Irish Beer Week: Lew Bryson writes about Irish beer

Irish Beer WeekLew Bryson has a good article on Irish beer in this month’s Massachusetts Beverage Business magazine this month. It’s an interesting correlation because in it he interviews Seamus O’Hara, of Carlow Brewery, the brewer of the same O’Hara’s Stout that the Beer Nut reviewed today. (And which I pointed to.)

It’s a good article, too; on the expansion of the Irish beer movement.

We were drinking that stout, his stout, O’Hara’s Stout. It is part of a new face on Irish beers. Carlow is essentially a microbrewery, operating in Ireland, making craft-type beer: a bit bigger, a bit bolder than mainstream Guinness Stout and Smithwick’s. Brewers as far apart as Anheuser-Busch and Boston Beer are getting into the Irish beer market, a trend that is both good and bad for the established Irish brands: good, because it means they see strength and opportunity for bigger sales there; bad, because it means more competition in what had been a safe market.

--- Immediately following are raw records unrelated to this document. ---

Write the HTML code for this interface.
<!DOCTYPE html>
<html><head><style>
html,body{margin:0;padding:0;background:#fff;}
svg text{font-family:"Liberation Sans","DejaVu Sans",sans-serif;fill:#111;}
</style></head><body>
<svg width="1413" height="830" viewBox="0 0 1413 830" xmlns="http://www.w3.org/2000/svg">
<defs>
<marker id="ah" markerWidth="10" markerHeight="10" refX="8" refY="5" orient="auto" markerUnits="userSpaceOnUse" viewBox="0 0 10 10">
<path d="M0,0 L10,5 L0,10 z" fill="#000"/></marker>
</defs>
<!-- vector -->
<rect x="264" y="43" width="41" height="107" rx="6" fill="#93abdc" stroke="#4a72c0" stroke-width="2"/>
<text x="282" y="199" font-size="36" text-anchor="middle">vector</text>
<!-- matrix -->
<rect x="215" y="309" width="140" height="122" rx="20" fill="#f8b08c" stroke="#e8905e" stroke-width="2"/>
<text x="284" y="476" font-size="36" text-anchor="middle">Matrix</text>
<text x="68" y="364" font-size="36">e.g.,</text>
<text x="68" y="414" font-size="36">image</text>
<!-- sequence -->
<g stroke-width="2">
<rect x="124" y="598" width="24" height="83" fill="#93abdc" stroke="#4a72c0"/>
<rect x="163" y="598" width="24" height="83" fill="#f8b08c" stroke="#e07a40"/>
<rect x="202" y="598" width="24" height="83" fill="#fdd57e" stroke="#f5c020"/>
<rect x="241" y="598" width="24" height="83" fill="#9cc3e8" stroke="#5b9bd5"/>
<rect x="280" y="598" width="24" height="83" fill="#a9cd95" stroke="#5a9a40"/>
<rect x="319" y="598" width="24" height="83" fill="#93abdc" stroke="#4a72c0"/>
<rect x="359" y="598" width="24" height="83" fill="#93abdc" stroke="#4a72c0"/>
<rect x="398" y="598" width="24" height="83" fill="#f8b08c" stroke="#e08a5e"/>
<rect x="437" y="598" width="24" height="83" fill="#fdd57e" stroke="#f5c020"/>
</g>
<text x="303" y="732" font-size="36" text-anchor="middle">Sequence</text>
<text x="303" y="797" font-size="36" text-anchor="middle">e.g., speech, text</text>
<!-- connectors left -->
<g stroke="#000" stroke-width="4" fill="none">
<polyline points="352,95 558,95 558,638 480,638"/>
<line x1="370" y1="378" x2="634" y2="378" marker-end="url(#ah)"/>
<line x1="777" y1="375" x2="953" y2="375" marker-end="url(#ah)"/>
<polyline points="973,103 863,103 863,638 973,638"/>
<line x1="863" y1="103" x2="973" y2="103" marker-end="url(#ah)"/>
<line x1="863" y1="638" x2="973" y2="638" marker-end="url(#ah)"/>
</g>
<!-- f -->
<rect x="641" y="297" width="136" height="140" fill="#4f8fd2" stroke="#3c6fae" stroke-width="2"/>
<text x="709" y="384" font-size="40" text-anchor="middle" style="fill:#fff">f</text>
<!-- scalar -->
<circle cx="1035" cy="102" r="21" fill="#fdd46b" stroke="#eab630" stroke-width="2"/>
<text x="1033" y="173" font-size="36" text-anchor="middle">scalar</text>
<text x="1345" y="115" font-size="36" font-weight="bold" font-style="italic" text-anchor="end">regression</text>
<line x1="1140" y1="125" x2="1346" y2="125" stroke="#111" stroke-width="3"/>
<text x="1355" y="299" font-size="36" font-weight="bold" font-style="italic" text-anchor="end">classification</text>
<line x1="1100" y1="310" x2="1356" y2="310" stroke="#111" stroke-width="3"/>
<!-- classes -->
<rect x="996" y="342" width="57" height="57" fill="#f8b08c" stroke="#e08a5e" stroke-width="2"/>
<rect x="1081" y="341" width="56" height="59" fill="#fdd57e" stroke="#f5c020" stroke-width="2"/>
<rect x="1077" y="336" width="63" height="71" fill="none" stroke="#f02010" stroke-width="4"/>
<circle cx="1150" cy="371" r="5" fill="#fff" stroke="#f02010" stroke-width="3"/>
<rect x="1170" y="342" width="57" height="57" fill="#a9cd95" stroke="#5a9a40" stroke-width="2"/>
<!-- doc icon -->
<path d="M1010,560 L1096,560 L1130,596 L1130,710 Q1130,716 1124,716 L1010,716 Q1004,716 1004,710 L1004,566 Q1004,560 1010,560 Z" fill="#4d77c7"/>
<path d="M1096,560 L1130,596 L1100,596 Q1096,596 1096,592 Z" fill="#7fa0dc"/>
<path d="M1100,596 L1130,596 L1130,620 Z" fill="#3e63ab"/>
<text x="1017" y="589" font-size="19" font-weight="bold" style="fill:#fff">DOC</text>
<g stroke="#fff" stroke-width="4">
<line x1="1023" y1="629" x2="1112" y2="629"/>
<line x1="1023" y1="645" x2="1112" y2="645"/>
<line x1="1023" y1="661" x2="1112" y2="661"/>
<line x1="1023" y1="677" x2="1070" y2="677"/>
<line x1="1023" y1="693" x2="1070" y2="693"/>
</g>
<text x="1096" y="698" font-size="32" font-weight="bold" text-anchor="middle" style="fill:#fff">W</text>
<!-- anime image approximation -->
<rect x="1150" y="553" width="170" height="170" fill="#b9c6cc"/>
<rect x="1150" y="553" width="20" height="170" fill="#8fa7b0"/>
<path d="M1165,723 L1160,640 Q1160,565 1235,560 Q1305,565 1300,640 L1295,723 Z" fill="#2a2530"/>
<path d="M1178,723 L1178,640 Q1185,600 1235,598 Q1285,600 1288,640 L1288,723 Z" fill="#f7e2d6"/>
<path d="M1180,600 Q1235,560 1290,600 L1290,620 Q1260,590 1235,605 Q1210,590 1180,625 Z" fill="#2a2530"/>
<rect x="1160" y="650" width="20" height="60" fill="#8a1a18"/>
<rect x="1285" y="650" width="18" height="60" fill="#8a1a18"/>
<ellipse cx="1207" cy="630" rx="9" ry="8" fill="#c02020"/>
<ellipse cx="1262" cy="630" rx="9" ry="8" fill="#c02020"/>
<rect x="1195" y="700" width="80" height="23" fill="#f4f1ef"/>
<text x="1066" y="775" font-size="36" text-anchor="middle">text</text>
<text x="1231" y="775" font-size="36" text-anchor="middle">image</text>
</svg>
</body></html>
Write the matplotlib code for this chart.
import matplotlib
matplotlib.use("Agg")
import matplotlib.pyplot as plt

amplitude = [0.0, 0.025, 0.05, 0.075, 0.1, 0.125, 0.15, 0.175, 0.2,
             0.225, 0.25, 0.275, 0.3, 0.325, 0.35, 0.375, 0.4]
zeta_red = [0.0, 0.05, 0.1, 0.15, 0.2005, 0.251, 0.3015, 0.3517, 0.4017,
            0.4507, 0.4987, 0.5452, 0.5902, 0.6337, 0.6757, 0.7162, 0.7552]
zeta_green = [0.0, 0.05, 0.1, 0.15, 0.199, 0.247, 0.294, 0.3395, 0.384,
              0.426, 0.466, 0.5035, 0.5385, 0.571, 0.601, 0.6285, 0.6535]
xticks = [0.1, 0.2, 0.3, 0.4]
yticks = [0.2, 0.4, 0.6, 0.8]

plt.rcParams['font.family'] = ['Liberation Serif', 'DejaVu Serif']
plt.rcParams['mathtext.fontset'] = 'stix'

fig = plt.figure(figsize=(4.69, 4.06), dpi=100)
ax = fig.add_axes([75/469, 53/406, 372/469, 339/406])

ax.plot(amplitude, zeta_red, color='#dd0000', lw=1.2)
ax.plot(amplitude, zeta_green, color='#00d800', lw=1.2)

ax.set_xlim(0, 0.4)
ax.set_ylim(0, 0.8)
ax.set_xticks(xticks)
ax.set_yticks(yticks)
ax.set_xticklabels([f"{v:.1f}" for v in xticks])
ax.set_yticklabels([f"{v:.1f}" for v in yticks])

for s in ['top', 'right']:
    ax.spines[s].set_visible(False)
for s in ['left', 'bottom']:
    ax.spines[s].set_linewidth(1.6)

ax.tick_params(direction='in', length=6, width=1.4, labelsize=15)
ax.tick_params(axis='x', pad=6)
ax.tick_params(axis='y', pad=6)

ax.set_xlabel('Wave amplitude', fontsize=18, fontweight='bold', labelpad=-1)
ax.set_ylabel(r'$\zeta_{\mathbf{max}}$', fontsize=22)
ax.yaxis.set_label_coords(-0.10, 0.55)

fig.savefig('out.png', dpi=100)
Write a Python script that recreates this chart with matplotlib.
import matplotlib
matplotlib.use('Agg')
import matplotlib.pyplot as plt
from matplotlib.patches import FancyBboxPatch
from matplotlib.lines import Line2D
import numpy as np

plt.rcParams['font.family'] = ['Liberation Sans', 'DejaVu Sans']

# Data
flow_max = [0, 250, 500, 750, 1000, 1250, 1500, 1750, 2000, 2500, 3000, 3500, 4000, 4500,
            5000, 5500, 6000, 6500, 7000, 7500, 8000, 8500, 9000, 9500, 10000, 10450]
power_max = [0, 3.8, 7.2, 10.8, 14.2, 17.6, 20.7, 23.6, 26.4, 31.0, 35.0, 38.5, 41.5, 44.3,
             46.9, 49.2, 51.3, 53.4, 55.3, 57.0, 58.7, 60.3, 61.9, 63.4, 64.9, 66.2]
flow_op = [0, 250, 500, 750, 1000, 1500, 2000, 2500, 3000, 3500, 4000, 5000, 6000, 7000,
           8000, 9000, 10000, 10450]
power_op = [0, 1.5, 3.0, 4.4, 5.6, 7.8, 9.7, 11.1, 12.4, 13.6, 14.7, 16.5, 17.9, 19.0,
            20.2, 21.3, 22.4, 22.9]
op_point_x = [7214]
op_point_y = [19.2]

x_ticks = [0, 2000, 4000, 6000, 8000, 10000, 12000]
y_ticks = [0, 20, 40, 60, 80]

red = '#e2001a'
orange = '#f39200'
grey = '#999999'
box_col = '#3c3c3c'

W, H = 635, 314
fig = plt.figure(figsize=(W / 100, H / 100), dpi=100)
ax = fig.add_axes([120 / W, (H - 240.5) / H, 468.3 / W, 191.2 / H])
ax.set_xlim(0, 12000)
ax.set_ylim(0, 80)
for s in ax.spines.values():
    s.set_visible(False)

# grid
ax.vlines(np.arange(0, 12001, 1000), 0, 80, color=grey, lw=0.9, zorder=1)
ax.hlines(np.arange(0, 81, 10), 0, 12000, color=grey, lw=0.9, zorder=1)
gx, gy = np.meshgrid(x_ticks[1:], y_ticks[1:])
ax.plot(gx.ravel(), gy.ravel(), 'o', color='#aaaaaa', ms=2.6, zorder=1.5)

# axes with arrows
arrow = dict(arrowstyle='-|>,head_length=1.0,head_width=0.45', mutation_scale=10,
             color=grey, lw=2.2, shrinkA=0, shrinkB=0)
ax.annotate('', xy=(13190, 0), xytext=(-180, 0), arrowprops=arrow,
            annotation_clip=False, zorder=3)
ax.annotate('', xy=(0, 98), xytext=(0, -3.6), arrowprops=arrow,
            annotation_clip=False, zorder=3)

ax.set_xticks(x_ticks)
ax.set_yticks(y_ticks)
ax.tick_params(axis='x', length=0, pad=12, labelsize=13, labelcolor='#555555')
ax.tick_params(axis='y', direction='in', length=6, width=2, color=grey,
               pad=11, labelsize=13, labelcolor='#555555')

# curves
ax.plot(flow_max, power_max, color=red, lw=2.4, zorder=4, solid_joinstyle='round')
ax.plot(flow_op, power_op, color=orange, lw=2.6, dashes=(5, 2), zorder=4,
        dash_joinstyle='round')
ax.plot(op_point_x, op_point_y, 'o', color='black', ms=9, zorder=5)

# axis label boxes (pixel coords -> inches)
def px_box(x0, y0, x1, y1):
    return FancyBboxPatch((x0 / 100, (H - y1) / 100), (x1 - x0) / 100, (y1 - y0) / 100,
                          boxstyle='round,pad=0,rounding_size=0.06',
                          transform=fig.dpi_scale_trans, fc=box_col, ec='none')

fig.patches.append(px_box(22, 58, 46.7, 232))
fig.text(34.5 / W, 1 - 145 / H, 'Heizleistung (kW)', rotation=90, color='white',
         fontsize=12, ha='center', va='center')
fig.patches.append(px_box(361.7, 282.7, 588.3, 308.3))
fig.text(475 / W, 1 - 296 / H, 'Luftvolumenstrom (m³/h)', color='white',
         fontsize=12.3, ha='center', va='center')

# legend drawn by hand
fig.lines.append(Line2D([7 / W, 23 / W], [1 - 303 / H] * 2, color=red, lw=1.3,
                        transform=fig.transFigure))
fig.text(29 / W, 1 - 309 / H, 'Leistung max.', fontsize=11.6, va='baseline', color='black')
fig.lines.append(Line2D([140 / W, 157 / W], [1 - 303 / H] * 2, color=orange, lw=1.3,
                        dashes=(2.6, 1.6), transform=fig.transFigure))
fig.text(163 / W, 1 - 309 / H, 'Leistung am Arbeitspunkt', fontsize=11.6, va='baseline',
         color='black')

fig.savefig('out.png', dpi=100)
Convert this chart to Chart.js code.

The Irish brands have had it all their own way for a long time. I remember David Geary of Portland, Maine’s D.L. Geary Brewing, telling me why he chose to brew a porter instead of a stout. The history of craft brewing, he said, was littered with dead brands that tried to go up against Guinness.

But:

Put that all together, and it means a growing, broader Irish category. It may mean more competition for the established brands, but it ultimately means more choices for you and your customers.

Worth the read, and I’m quite certain much more in-depth than anything I’ll come up with this week.